RangeReplaceableCollection
A RangeReplaceableCollection
protocol can be considered the opposite/compliment of MutableCollection
. It allows a range of indices (and their elements) to be added, removed, or replaced but does not necessarily guarantee that those indices will still exist when replaced, so you cannot directly get replace the value at a specific index, you can only replace the elements at an index or range of indices with elements and the collection will determine what indices they will use.
So a question arises.
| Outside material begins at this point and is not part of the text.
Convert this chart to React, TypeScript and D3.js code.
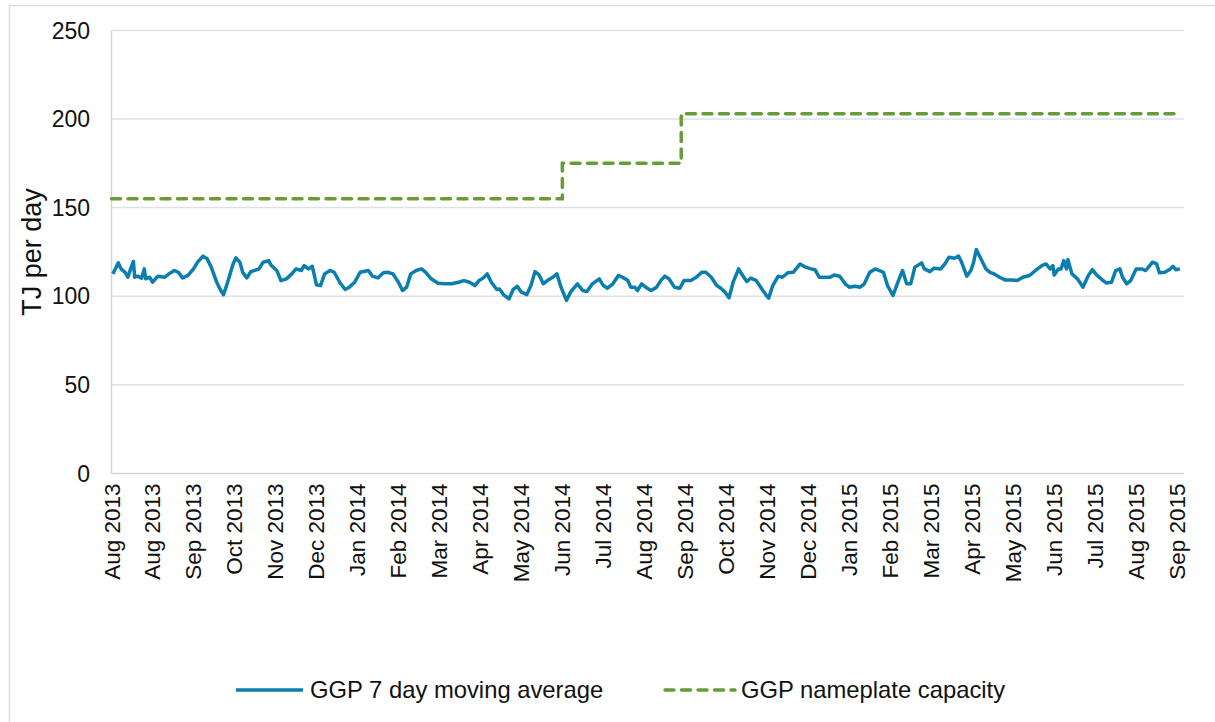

Why does RangeReplaceableCollection
not inherit from MutableCollection
? Well, the answer is String
.
String
is a BidirectionalCollection
which conforms to RangeReplaceableCollection
but not MutableCollection
.
The reason for this is that not all displayable characters are the same length.
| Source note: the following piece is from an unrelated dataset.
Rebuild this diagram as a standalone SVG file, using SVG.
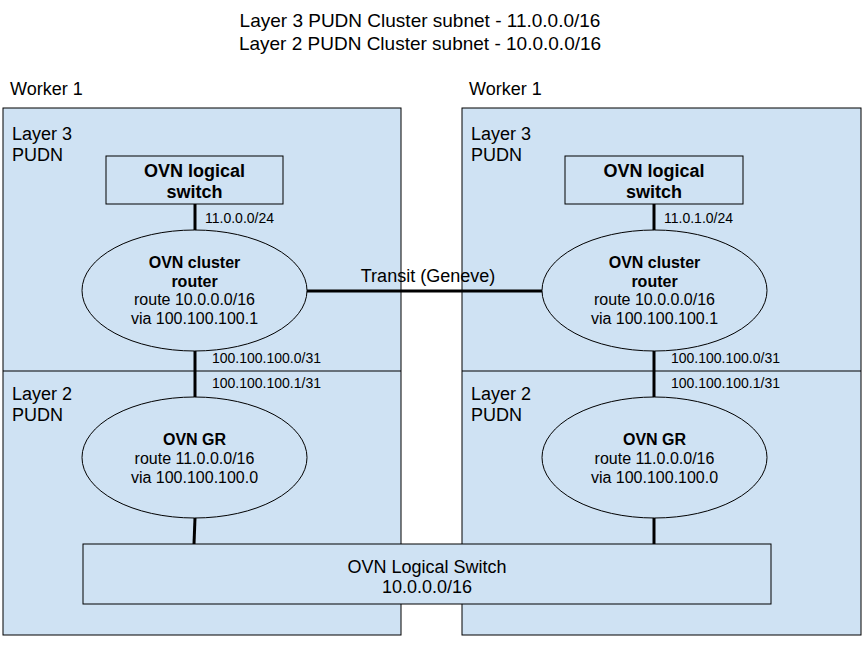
<svg xmlns="http://www.w3.org/2000/svg" width="866" height="650" viewBox="0 0 866 650">
<style>
  text { font-family: "Liberation Sans", Arial, sans-serif; fill: #000; }
  .t19 { font-size: 19px; }
  .t18 { font-size: 18px; }
  .t16 { font-size: 16px; }
  .b16 { font-size: 16px; font-weight: bold; }
  .b18 { font-size: 18px; font-weight: bold; }
  .s14 { font-size: 14px; }
  .mid { text-anchor: middle; }
  .box { fill: #cfe2f3; stroke: #000; stroke-width: 1; }
  .link { stroke: #000; stroke-width: 3; fill: none; }
</style>
<rect width="866" height="650" fill="#fff"/>
<g id="title">
  <text class="t19 mid" x="420" y="27">Layer 3 PUDN Cluster subnet - 11.0.0.0/16</text>
  <text class="t19 mid" x="420" y="50">Layer 2 PUDN Cluster subnet - 10.0.0.0/16</text>
</g>
<g id="worker-left">
  <text class="t18" x="10" y="95">Worker 1</text>
  <rect class="box" x="3" y="108" width="398" height="527"/>
  <line x1="3" y1="371" x2="401" y2="371" stroke="#000" stroke-width="1"/>
  <text class="t18" x="12" y="140">Layer 3</text>
  <text class="t18" x="12" y="161">PUDN</text>
  <text class="t18" x="12" y="400">Layer 2</text>
  <text class="t18" x="12" y="421">PUDN</text>
</g>
<g id="worker-right">
  <text class="t18" x="469" y="95">Worker 1</text>
  <rect class="box" x="462" y="108" width="399" height="527"/>
  <line x1="462" y1="371" x2="861" y2="371" stroke="#000" stroke-width="1"/>
  <text class="t18" x="471" y="140">Layer 3</text>
  <text class="t18" x="471" y="161">PUDN</text>
  <text class="t18" x="471" y="400">Layer 2</text>
  <text class="t18" x="471" y="421">PUDN</text>
</g>
<g id="connectors">
  <line class="link" x1="195" y1="204" x2="195" y2="230"/>
  <line class="link" x1="195" y1="351" x2="195" y2="397"/>
  <line class="link" x1="195" y1="518" x2="194" y2="544"/>
  <line class="link" x1="654" y1="204" x2="654" y2="230"/>
  <line class="link" x1="654" y1="351" x2="654" y2="397"/>
  <line class="link" x1="654" y1="518" x2="654" y2="544"/>
  <line class="link" x1="307" y1="291" x2="542" y2="291"/>
  <text class="t18 mid" x="428" y="282">Transit (Geneve)</text>
  <text class="s14" x="205" y="223">11.0.0.0/24</text>
  <text class="s14" x="212" y="363">100.100.100.0/31</text>
  <text class="s14" x="212" y="388">100.100.100.1/31</text>
  <text class="s14" x="664" y="223">11.0.1.0/24</text>
  <text class="s14" x="671" y="363">100.100.100.0/31</text>
  <text class="s14" x="671" y="388">100.100.100.1/31</text>
</g>
<g id="ls-left">
  <rect class="box" x="106" y="156" width="177" height="48"/>
  <text class="b18 mid" x="194.5" y="177">OVN logical</text>
  <text class="b18 mid" x="194.5" y="198">switch</text>
</g>
<g id="ls-right">
  <rect class="box" x="565" y="156" width="178" height="48"/>
  <text class="b18 mid" x="654" y="177">OVN logical</text>
  <text class="b18 mid" x="654" y="198">switch</text>
</g>
<g id="cr-left">
  <ellipse class="box" cx="194.5" cy="290.5" rx="112.5" ry="60.5"/>
  <text class="b16 mid" x="194.5" y="268">OVN cluster</text>
  <text class="b16 mid" x="194.5" y="287">router</text>
  <text class="t16 mid" x="194.5" y="305">route 10.0.0.0/16</text>
  <text class="t16 mid" x="194.5" y="324">via 100.100.100.1</text>
</g>
<g id="cr-right">
  <ellipse class="box" cx="654.5" cy="290.5" rx="112.5" ry="60.5"/>
  <text class="b16 mid" x="654.5" y="268">OVN cluster</text>
  <text class="b16 mid" x="654.5" y="287">router</text>
  <text class="t16 mid" x="654.5" y="305">route 10.0.0.0/16</text>
  <text class="t16 mid" x="654.5" y="324">via 100.100.100.1</text>
</g>
<g id="gr-left">
  <ellipse class="box" cx="194.5" cy="457.5" rx="112.5" ry="60.5"/>
  <text class="b16 mid" x="194.5" y="445">OVN GR</text>
  <text class="t16 mid" x="194.5" y="464">route 11.0.0.0/16</text>
  <text class="t16 mid" x="194.5" y="483">via 100.100.100.0</text>
</g>
<g id="gr-right">
  <ellipse class="box" cx="654.5" cy="457.5" rx="112.5" ry="60.5"/>
  <text class="b16 mid" x="654.5" y="445">OVN GR</text>
  <text class="t16 mid" x="654.5" y="464">route 11.0.0.0/16</text>
  <text class="t16 mid" x="654.5" y="483">via 100.100.100.0</text>
</g>
<g id="ovn-ls-bottom">
  <rect class="box" x="83" y="544" width="688" height="60"/>
  <text class="t18 mid" x="427" y="573">OVN Logical Switch</text>
  <text class="t18 mid" x="427" y="593">10.0.0.0/16</text>
</g>
</svg>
Character | UTF16 | Unicode Scalers |
---|---|---|
e | [101] | [“\u{0065}”] |
é | [233] | [“\u{00E9}”] |
👨 | [55357, 56424] | [“\u{0001F468}”] |
👩 | [55357, 56425] | [“\u{0001F469}”] |
👦 | [55357, 56422] | [“\u{0001F466}”] |
👧 | [55357, 56423] | [“\u{0001F467}”] |
👨👩👦 | [55357, 56424, 8205, 55357, 56425, 8205, 55357, 56422] | [“\u{0001F468}”, “\u{200D}”, “\u{0001F469}”, “\u{200D}”, “\u{0001F466}”] |
👨👩👧 | [55357, 56424, 8205, 55357, 56425, 8205, 55357, 56423] | [“\u{0001F468}”, “\u{200D}”, “\u{0001F469}”, “\u{200D}”, “\u{0001F467}”] |
👨👩👧👦 | [55357, 56424, 8205, 55357, 56425, 8205, 55357, 56423, 8205, 55357, 56422] | [“\u{0001F468}”, “\u{200D}”, “\u{0001F469}”, “\u{200D}”, “\u{0001F467}”, “\u{200D}”, “\u{0001F466}”] |
In the later three emoji, you can see that they are actually composed of the individual face emojis above but joined by a “zero-width joiner” (\u{200D}) to make them into a single character.
This is also part of the reason why String does not use just an integer for its index. The position and size of a character can be widely different and the index is there for efficient access to that character.